Cost control efforts thrive at state level

The United States is unlikely to rally as a nation to better control healthcare costs, but individual states have embarked on initiatives that have shown varying degrees of effectiveness, according to a new report by the Center for American Progress.

"The current political environment makes it unlikely that reforms to control systemwide healthcare costs will be achieved at the federal level in the near future.

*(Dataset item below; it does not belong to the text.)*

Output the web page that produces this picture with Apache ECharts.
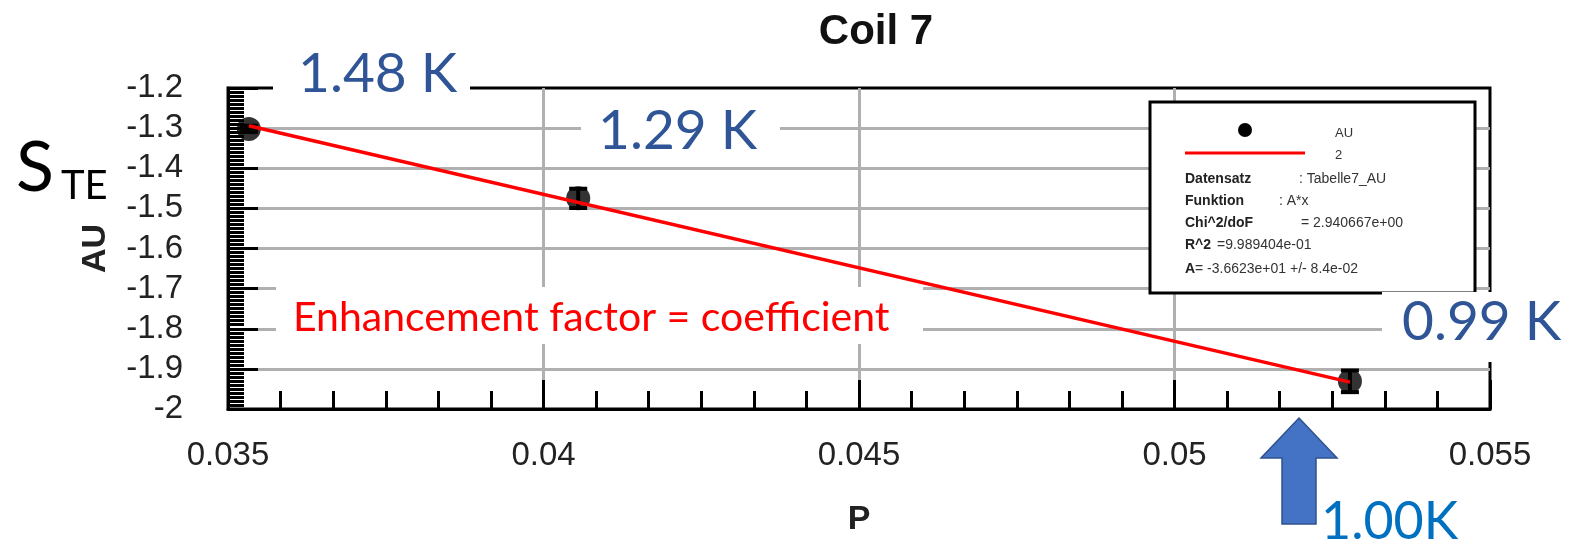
<!DOCTYPE html>
<html>
<head>
<meta charset="utf-8">
<title>Coil 7</title>
<script src="https://cdn.jsdelivr.net/npm/echarts@6/dist/echarts.min.js"></script>
<style>
  html, body { margin: 0; padding: 0; background: #fff; }
  #chart { width: 1575px; height: 542px; }
</style>
</head>
<body>
<div id="chart"></div>
<script>
// measured points (P, AU) with their error bars
const pValues = [0.03533, 0.04055, 0.05278];
const auValues = [-1.302, -1.475, -1.931];
const auErrors = [0.008, 0.024, 0.027];

// fit A*x, drawn from first to last point
const fitP = [0.03533, 0.05278];
const fitAU = [-1.294, -1.933];

// axis ranges / tick labels
const xTicks = [0.035, 0.04, 0.045, 0.05, 0.055];
const yTicks = [-2, -1.9, -1.8, -1.7, -1.6, -1.5, -1.4, -1.3, -1.2];

// fit info block
const legendNames = ["AU", "2"];
const fitKeys = ["Datensatz", "Funktion", "Chi^2/doF", "R^2", "A"];
const fitVals = [": Tabelle7_AU", ": A*x", "= 2.940667e+00", "=9.989404e-01", "= -3.6623e+01 +/- 8.4e-02"];

// temperature annotations
const tempLabels = ["1.48 K", "1.29 K", "0.99 K", "1.00K"];
const noteText = "Enhancement factor = coefficient";

const chart = echarts.init(document.getElementById("chart"));

const gridLine = { show: true, showMinLine: false, showMaxLine: false, lineStyle: { color: "#b0b0b0", width: 3 } };
const axisFont = { color: "#222", fontSize: 33, fontFamily: "Liberation Sans, Arial" };
const nameFont = { color: "#222", fontSize: 34, fontWeight: "bold", fontFamily: "Liberation Sans, Arial" };

// x offsets of the value column in the fit block
const fitValX = [1299, 1279, 1301, 1217, 1195];
const fitRowY = [179, 201, 223, 245, 269];

const fitBlock = [];
fitKeys.forEach((k, i) => {
  fitBlock.push({
    type: "text", x: 1185, y: fitRowY[i],
    style: { text: k, fill: "#222", fontSize: 14, fontWeight: "bold", fontFamily: "Liberation Sans, Arial", textVerticalAlign: "middle" }
  });
  fitBlock.push({
    type: "text", x: fitValX[i], y: fitRowY[i],
    style: { text: fitVals[i], fill: "#333", fontSize: 14, fontFamily: "Liberation Sans, Arial", textVerticalAlign: "middle" }
  });
});

function labelBox(x, y, w, h) {
  return { type: "rect", shape: { x: x, y: y, width: w, height: h }, style: { fill: "#fff" } };
}
function bigText(t, x, y, color, size) {
  return {
    type: "text", x: x, y: y,
    style: { text: t, fill: color, fontSize: size, fontFamily: "Lato", textVerticalAlign: "middle" }
  };
}

const overlay = [
  // fit info box
  {
    type: "rect", shape: { x: 1150, y: 102, width: 325, height: 191 },
    style: { fill: "#fff", stroke: "#000", lineWidth: 3 }
  },
  { type: "circle", shape: { cx: 1245, cy: 130, r: 7 }, style: { fill: "#000" } },
  { type: "line", shape: { x1: 1185, y1: 153, x2: 1305, y2: 153 }, style: { stroke: "#ff0000", lineWidth: 3 } },
  { type: "text", x: 1335, y: 133, style: { text: legendNames[0], fill: "#333", fontSize: 13, fontFamily: "Liberation Sans, Arial", textVerticalAlign: "middle" } },
  { type: "text", x: 1335, y: 155, style: { text: legendNames[1], fill: "#333", fontSize: 13, fontFamily: "Liberation Sans, Arial", textVerticalAlign: "middle" } }
].concat(fitBlock).concat([
  // white label boxes over the plot
  labelBox(273, 40, 197, 58),
  labelBox(581, 106, 199, 60),
  labelBox(276, 287, 647, 57),
  labelBox(1382, 292, 193, 70),
  bigText(tempLabels[0], 298, 74, "#2f5597", 55),
  bigText(tempLabels[1], 598, 131, "#2f5597", 55),
  bigText(tempLabels[2], 1402, 322, "#2f5597", 55),
  bigText(noteText, 293, 318, "#ff0000", 41),
  // S_TE symbol
  { type: "text", x: 16, y: 168, style: { text: "S", fill: "#000", fontSize: 70, fontFamily: "Lato", textVerticalAlign: "middle" } },
  { type: "text", x: 61, y: 186, style: { text: "TE", fill: "#000", fontSize: 40, fontFamily: "Lato", textVerticalAlign: "middle" } },
  // arrow pointing at 1.00K
  {
    type: "polygon",
    shape: { points: [[1299, 418], [1337, 458], [1316, 458], [1316, 524], [1282, 524], [1282, 458], [1261, 458]] },
    style: { fill: "#4472c4", stroke: "#2f528f", lineWidth: 1.5 }
  },
  bigText(tempLabels[3], 1321, 522, "#0070c0", 52)
]);
overlay.forEach(el => { el.z = 100; });

chart.setOption({
  animation: false,
  backgroundColor: "#fff",
  title: {
    text: "Coil 7",
    left: 871,
    textAlign: "center",
    top: 6,
    textStyle: { color: "#111", fontSize: 42, fontWeight: "bold", fontFamily: "Liberation Sans, Arial" }
  },
  grid: {
    left: 228, right: 85, top: 88, bottom: 132,
    show: true, borderColor: "#000", borderWidth: 3, backgroundColor: "#fff"
  },
  xAxis: {
    type: "value",
    min: xTicks[0],
    max: xTicks[xTicks.length - 1],
    interval: 0.005,
    name: "P",
    nameLocation: "middle",
    nameGap: 94,
    nameTextStyle: nameFont,
    axisLine: { lineStyle: { color: "#000", width: 3 } },
    axisTick: { inside: true, length: 29, lineStyle: { color: "#000", width: 3 } },
    minorTick: { show: true, splitNumber: 6, length: 18, lineStyle: { color: "#000", width: 3 } },
    axisLabel: Object.assign({ margin: 30 }, axisFont),
    splitLine: gridLine
  },
  yAxis: {
    type: "value",
    min: yTicks[0],
    max: yTicks[yTicks.length - 1],
    interval: 0.1,
    name: "AU",
    nameLocation: "middle",
    nameRotate: 90,
    nameGap: 115,
    nameTextStyle: nameFont,
    axisLine: { lineStyle: { color: "#000", width: 3 } },
    axisTick: { inside: true, length: 30, lineStyle: { color: "#000", width: 3 } },
    minorTick: { show: true, splitNumber: 10, length: 16, lineStyle: { color: "#000", width: 3 } },
    axisLabel: Object.assign({ margin: 45, padding: [8, 0, 0, 0] }, axisFont),
    splitLine: gridLine
  },
  series: [
    {
      name: legendNames[1],
      type: "line",
      data: fitP.map((p, i) => [p, fitAU[i]]),
      showSymbol: false,
      lineStyle: { color: "#ff0000", width: 3.5 },
      z: 3
    },
    {
      name: "err",
      type: "custom",
      data: pValues.map((p, i) => [p, auValues[i], auErrors[i]]),
      renderItem: function (params, api) {
        const x = api.value(0), y = api.value(1), e = api.value(2);
        const hi = api.coord([x, y + e]);
        const lo = api.coord([x, y - e]);
        const cap = 9;
        const st = { stroke: "#000", lineWidth: 4 };
        return {
          type: "group",
          children: [
            { type: "line", shape: { x1: hi[0], y1: hi[1], x2: lo[0], y2: lo[1] }, style: st },
            { type: "line", shape: { x1: hi[0] - cap, y1: hi[1], x2: hi[0] + cap, y2: hi[1] }, style: st },
            { type: "line", shape: { x1: lo[0] - cap, y1: lo[1], x2: lo[0] + cap, y2: lo[1] }, style: st }
          ]
        };
      },
      z: 2
    },
    {
      name: legendNames[0],
      type: "scatter",
      data: pValues.map((p, i) => [p, auValues[i]]),
      symbol: "circle",
      symbolSize: 24,
      itemStyle: { color: "#000" },
      z: 2
    }
  ],
  graphic: overlay
});
</script>
</body>
</html>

States, however, are well-positioned to take the lead on implementing cost control and quality improvement reforms," a statement accompanying the report said.

Among the examples: Maryland's global cost controls for hospitals; bundled payments for all payers (Arkansas, Tennessee, Ohio and Delaware); reference pricing (California); some forms of price transparency (New Hampshire and Massachusetts); and all-claims databases (Maine, Colorado, New Hampshire and Washington).

Reference pricing by CalPERS, California's public retirement system, was able to save $5.5 million on joint replacement surgeries in just a couple of years. Maryland' global budgeting program saved $100 million in its first year of implementation and is also credited with lowering the statewide readmission rate.

The report noted that Maryland's efforts kept cost growth on the hospital end at 1.5 percent in 2014, far lower than the 3.58 percent set by Maryland. And all-claims payer databases could cut commercial medical spending by 11.5 percent and Medicaid spending by 5.7 percent, although legal challenges in Vermont have raised doubts about their implementation.